In my last post I attempted to divert a little limelight away from the Ogden Cami by True Bias Patterns, not because I dislike True Bias or Ogden, but because I thought the Bailen Top deserved some love. Today I’m here to report that I actually tried a True Bias pattern and loved it. Not a women’s pattern, but the Hudson Pant for dudes. I couldn’t find a good pic of the pattern’s line art to share, but it’s essentially the same as the women’s version:
Much like the Ogden Cami, the internet is saturated with Hudsons made by everyone you know (if you sew… if you don’t sew, I’m flattered you’re still reading this). Poor Josh doesn’t benefit from my sewing very often, but this Christmas I made him a cozy lounge set out of the Hudson men’s pattern and Thread Theory’s Strathcona Henley.
I have zero complaints about the Hudson pattern. The drafting, sizing, and instructions were all spot-on. I sewed them up in a super soft and drapey french terry knit that is some sort of rayon/cotton/blend. It’s less stable and more drapey than the ideal fabric for this pattern, and as a result the fit is looser and longer. In fact, it drapes so much that the pant legs are hiding the cuffs around Josh’s ankles in these pictures, but they’re there, I promise.
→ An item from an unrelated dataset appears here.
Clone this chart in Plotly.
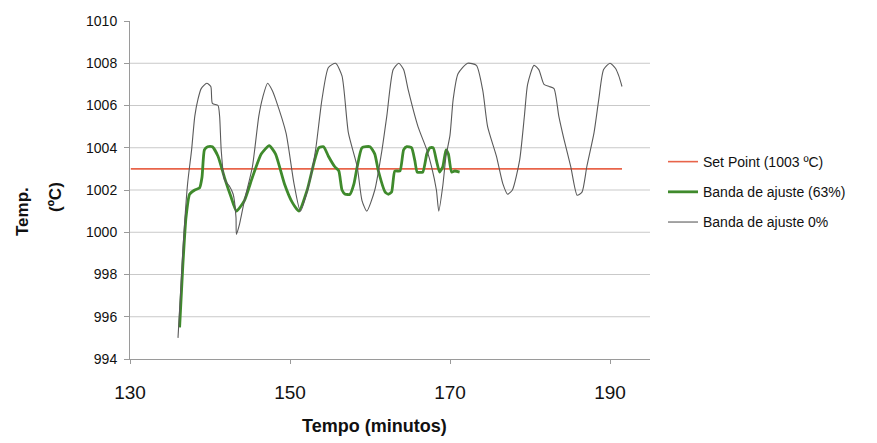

I knew this fabric wasn’t exactly the ideal and went for it anyway because it was just too soft to resist. As a result, these are definitely lounge around the house pants, and not really appropriate for wearing out and about. That’s okay. This fabric is just ridiculously cozy, and I think Josh wore these pants for about 48 hours straight after he opened them on Christmas morning.
I don’t have much helpful to say about this pattern except that I liked it (and at ten bucks, it’s pretty reasonable compared to a lot of indie patterns). This post is really just an excuse to show off how good-looking my family is. Also, I realized while uploading my photos that both my toddler and husband are wearing entirely me-made outfits, and that feels pretty good. I’m still a mostly selfish seamstress, but it’s really satisfying to see the people I love in clothes that I know are comfortable and made well.
Josephine’s pjs are made from a wool knit, and I love knowing that even if she kicks her blankets off at night she’s not going to freeze. The patterns are from Brindille and Twig patterns, and maybe I’ll write a separate review post for those. Josh’s top is the Strathcona Henley by Thread Theory Designs. I didn’t love this pattern but don’t want to gripe right now. You can read my review over on Pattern Review if you’re interested.
In conclusion two thumbs up for True Bias. It appears that while Kelly’s designs are simple, they are done well and please the crowd, including me. I will have to try another. Also, outfitting the fam in warm fuzzies gives me the warm fuzzies. Now I’m off to find someone to snuggle.